■ Objective ■
Every line from the start of the entries up to and including the one bearing "const textColor = '#3b4559';" must be printed verbatim, without the pictures.

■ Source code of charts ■
____________

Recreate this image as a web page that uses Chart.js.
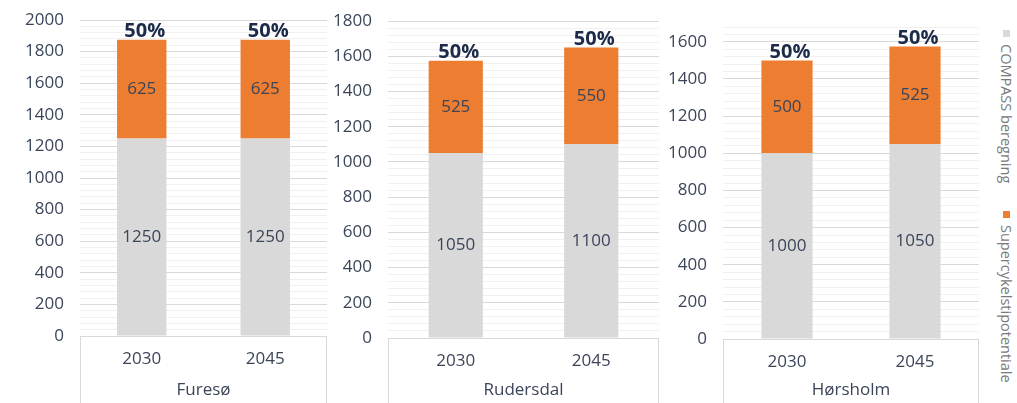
<!DOCTYPE html>
<html>
<head>
<meta charset="utf-8">
<script src="https://cdn.jsdelivr.net/npm/chart.js@4.4.1/dist/chart.umd.min.js"></script>
<style>
  body { margin: 0; background: #fff; width: 1017px; height: 403px; overflow: hidden; position: relative; font-family: 'Open Sans', sans-serif; }
  .panel { position: absolute; top: 0; height: 403px; }
  .legend { position: absolute; left: 997px; writing-mode: vertical-rl; font-size: 14.5px; color: #7a7a7a; white-space: nowrap; }
  .legend i { display: inline-block; width: 7px; height: 7px; margin-bottom: 7px; }
</style>
</head>
<body>
<div class="panel" id="p0" style="left:0;width:330px"><canvas id="c0"></canvas></div>
<div class="panel" id="p1" style="left:330px;width:330px"><canvas id="c1"></canvas></div>
<div class="panel" id="p2" style="left:660px;width:325px"><canvas id="c2"></canvas></div>
<div class="legend" style="top:30px"><i style="background:#d9d9d9"></i>COMPASS beregning</div>
<div class="legend" style="top:211px"><i style="background:#ed7d31"></i>Supercykelstipotentiale</div>
<script>
const years = ['2030', '2045'];
const kommuner = ['Furesø', 'Rudersdal', 'Hørsholm'];
const compass = [[1250, 1250], [1050, 1100], [1000, 1050]];
const potentiale = [[625, 625], [525, 550], [500, 525]];
const yMax = [2000, 1800, 1680];

// panel geometry (px)
const axisWidth = [80, 58, 63];
const padTop = [20, 21, 27];
const padRight = [3, 1, 6];
const plotBottom = [336, 338, 339];

const textColor = '#3b4559';

const boxLines = {
    id: 'boxLines',
    afterDraw(chart) {
        const { ctx, chartArea } = chart;
        ctx.save();
        ctx.strokeStyle = '#d9d9d9';
        ctx.lineWidth = 1;
        ctx.beginPath();
        ctx.moveTo(Math.round(chartArea.left) + 0.5, chartArea.bottom);
        ctx.lineTo(Math.round(chartArea.left) + 0.5, chart.height);
        ctx.moveTo(Math.round(chartArea.right) - 0.5, chartArea.bottom);
        ctx.lineTo(Math.round(chartArea.right) - 0.5, chart.height);
        ctx.stroke();
        ctx.restore();
    }
};

const barLabels = {
    id: 'barLabels',
    afterDatasetsDraw(chart) {
        const ctx = chart.ctx;
        ctx.save();
        ctx.textAlign = 'center';
        chart.data.datasets.forEach((ds, i) => {
            chart.getDatasetMeta(i).data.forEach((bar, j) => {
                ctx.fillStyle = textColor;
                ctx.font = '17px "Open Sans"';
                ctx.textBaseline = 'middle';
                ctx.fillText(ds.data[j], bar.x, (bar.y + bar.base) / 2);
            });
        });
        // percentage over the stack
        const base = chart.data.datasets[0].data;
        const top = chart.data.datasets[1].data;
        chart.getDatasetMeta(1).data.forEach((bar, j) => {
            ctx.fillStyle = '#1c2b4a';
            ctx.font = 'bold 20px "Open Sans"';
            ctx.textBaseline = 'bottom';
            ctx.fillText(Math.round(top[j] / base[j] * 100) + '%', bar.x + 3, bar.y + 2);
        });
        ctx.restore();
    }
};

kommuner.forEach((navn, k) => {
    new Chart(document.getElementById('c' + k), {
        type: 'bar',
        data: {
            labels: years,
            datasets: [{
                label: 'COMPASS beregning',
                data: compass[k],
                backgroundColor: '#d9d9d9',
                borderWidth: 0
            }, {
                label: 'Supercykelstipotentiale',
                data: potentiale[k],
                backgroundColor: '#ed7d31',
                borderWidth: 0
            }]
        },
        options: {
            responsive: true,
            maintainAspectRatio: false,
            animation: false,
            layout: { padding: { top: padTop[k], right: padRight[k], left: 0, bottom: 0 } },
            datasets: { bar: { barPercentage: 0.4, categoryPercentage: 1 } },
            plugins: { legend: { display: false }, tooltip: { enabled: false } },
            scales: {
                x: {
                    stacked: true,
                    grid: { display: false },
                    border: { display: false },
                    ticks: { color: textColor, font: { family: 'Open Sans', size: 17 }, padding: 5 },
                    title: { display: true, text: navn, color: textColor, font: { family: 'Open Sans', size: 17 }, padding: { top: 0, bottom: 3 } },
                    afterFit: s => { s.height = 403 - plotBottom[k]; }
                },
                y: {
                    stacked: true,
                    min: 0,
                    max: yMax[k],
                    border: { display: false },
                    grid: {
                        drawTicks: true,
                        tickLength: 16,
                        tickColor: 'rgba(0,0,0,0)',
                        color: c => c.tick.value % 200 === 0 ? '#d9d9d9' : '#f0f0f0'
                    },
                    ticks: {
                        stepSize: 40,
                        autoSkip: false,
                        padding: 0,
                        color: textColor,
                        font: { family: 'Open Sans', size: 17 },
                        callback: v => v % 200 === 0 ? v : ''
                    },
                    afterFit: s => { s.width = axisWidth[k]; }
                }
            }
        },
        plugins: [boxLines, barLabels]
    });
});
</script>
</body>
</html>
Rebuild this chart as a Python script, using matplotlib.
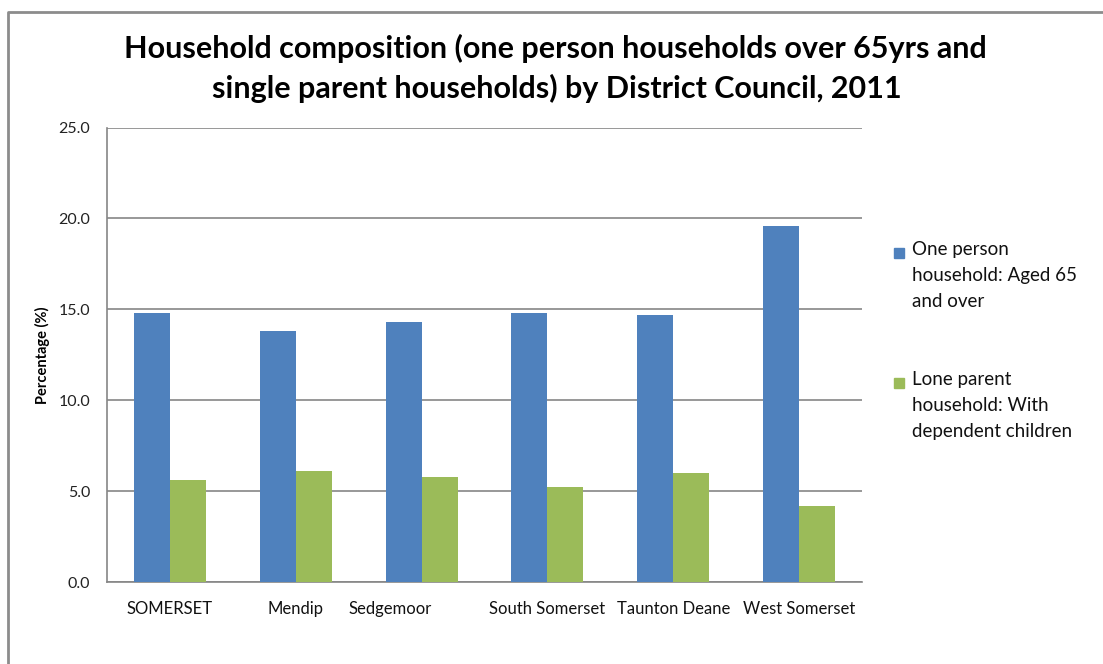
import matplotlib.pyplot as plt
import matplotlib
import numpy as np
from matplotlib.lines import Line2D
from matplotlib.patches import Rectangle
from matplotlib.transforms import ScaledTranslation

matplotlib.rcParams['font.family'] = ['Lato', 'DejaVu Sans']

districts = ['SOMERSET', 'Mendip', 'Sedgemoor', 'South Somerset',
             'Taunton Deane', 'West Somerset']
one_person_65 = [14.8, 13.8, 14.3, 14.8, 14.7, 19.6]
lone_parent = [5.6, 6.1, 5.8, 5.2, 6.0, 4.2]
series_names = ['One person\nhousehold: Aged 65\nand over',
                'Lone parent\nhousehold: With\ndependent children']
y_ticks = [0, 5, 10, 15, 20, 25]

blue = '#4F81BD'
green = '#9BBB59'
grid_grey = '#868686'

W, H = 1103, 664
fig = plt.figure(figsize=(W / 100, H / 100), dpi=100)
ax = fig.add_axes([107 / W, 1 - 582 / H, (862 - 107) / W, (582 - 127.5) / H])

x = np.arange(len(districts))
bw = 1 / 3.5  # gap width 150%
ax.bar(x - bw / 2, one_person_65, bw, color=blue, edgecolor='none', zorder=3)
ax.bar(x + bw / 2, lone_parent, bw, color=green, edgecolor='none', zorder=3)

ax.set_xlim(-0.5, len(districts) - 0.5)
ax.set_ylim(0, 25)
ax.set_yticks(y_ticks)
ax.set_yticklabels(['%.1f' % t for t in y_ticks], fontsize=11.5, color='#222222')
ax.set_xticks(x)
ax.set_xticklabels(districts, fontsize=12, color='#111111')
ax.tick_params(axis='both', length=0)
ax.tick_params(axis='y', pad=12)
ax.tick_params(axis='x', pad=14)

# Sedgemoor label sits left of its bars
lbl = ax.get_xticklabels()[2]
lbl.set_transform(lbl.get_transform() + ScaledTranslation(-0.31, 0, fig.dpi_scale_trans))

ax.grid(axis='y', color=grid_grey, linewidth=1.2, zorder=0)
for side in ['top', 'right']:
    ax.spines[side].set_visible(False)
for side in ['left', 'bottom']:
    ax.spines[side].set_color(grid_grey)
    ax.spines[side].set_linewidth(1.2)

ax.set_ylabel('Percentage (%)', fontsize=10.5, fontweight='bold')
ax.yaxis.set_label_coords(-0.075, 0.5)

fig.text(555 / W, 1 - 48 / H,
         'Household composition (one person households over 65yrs and',
         ha='center', va='center', fontsize=22, fontweight='bold')
fig.text(557 / W, 1 - 88 / H,
         'single parent households) by District Council, 2011',
         ha='center', va='center', fontsize=22, fontweight='bold')

# legend entries
for i, (name, col) in enumerate(zip(series_names, [blue, green])):
    top = 248 + i * 130
    fig.add_artist(Rectangle((894 / W, 1 - (top + 10) / H), 10 / W, 10 / H,
                             transform=fig.transFigure, color=col))
    fig.text(912 / W, 1 - (top - 7) / H, name, ha='left', va='top',
             fontsize=13.5, linespacing=1.64, color='#111111')

# chart area border
fig.add_artist(Line2D([8 / W, 8 / W, 1.0], [0.0, 1 - 12 / H, 1 - 12 / H],
                      transform=fig.transFigure, color='#8c8c8c', linewidth=2))

fig.savefig('out.png', dpi=100)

____________

■ Finished task ■
Recreate this image as a web page that uses Chart.js.
<!DOCTYPE html>
<html>
<head>
<meta charset="utf-8">
<script src="https://cdn.jsdelivr.net/npm/chart.js@4.4.1/dist/chart.umd.min.js"></script>
<style>
  body { margin: 0; background: #fff; width: 1017px; height: 403px; overflow: hidden; position: relative; font-family: 'Open Sans', sans-serif; }
  .panel { position: absolute; top: 0; height: 403px; }
  .legend { position: absolute; left: 997px; writing-mode: vertical-rl; font-size: 14.5px; color: #7a7a7a; white-space: nowrap; }
  .legend i { display: inline-block; width: 7px; height: 7px; margin-bottom: 7px; }
</style>
</head>
<body>
<div class="panel" id="p0" style="left:0;width:330px"><canvas id="c0"></canvas></div>
<div class="panel" id="p1" style="left:330px;width:330px"><canvas id="c1"></canvas></div>
<div class="panel" id="p2" style="left:660px;width:325px"><canvas id="c2"></canvas></div>
<div class="legend" style="top:30px"><i style="background:#d9d9d9"></i>COMPASS beregning</div>
<div class="legend" style="top:211px"><i style="background:#ed7d31"></i>Supercykelstipotentiale</div>
<script>
const years = ['2030', '2045'];
const kommuner = ['Furesø', 'Rudersdal', 'Hørsholm'];
const compass = [[1250, 1250], [1050, 1100], [1000, 1050]];
const potentiale = [[625, 625], [525, 550], [500, 525]];
const yMax = [2000, 1800, 1680];

// panel geometry (px)
const axisWidth = [80, 58, 63];
const padTop = [20, 21, 27];
const padRight = [3, 1, 6];
const plotBottom = [336, 338, 339];

const textColor = '#3b4559';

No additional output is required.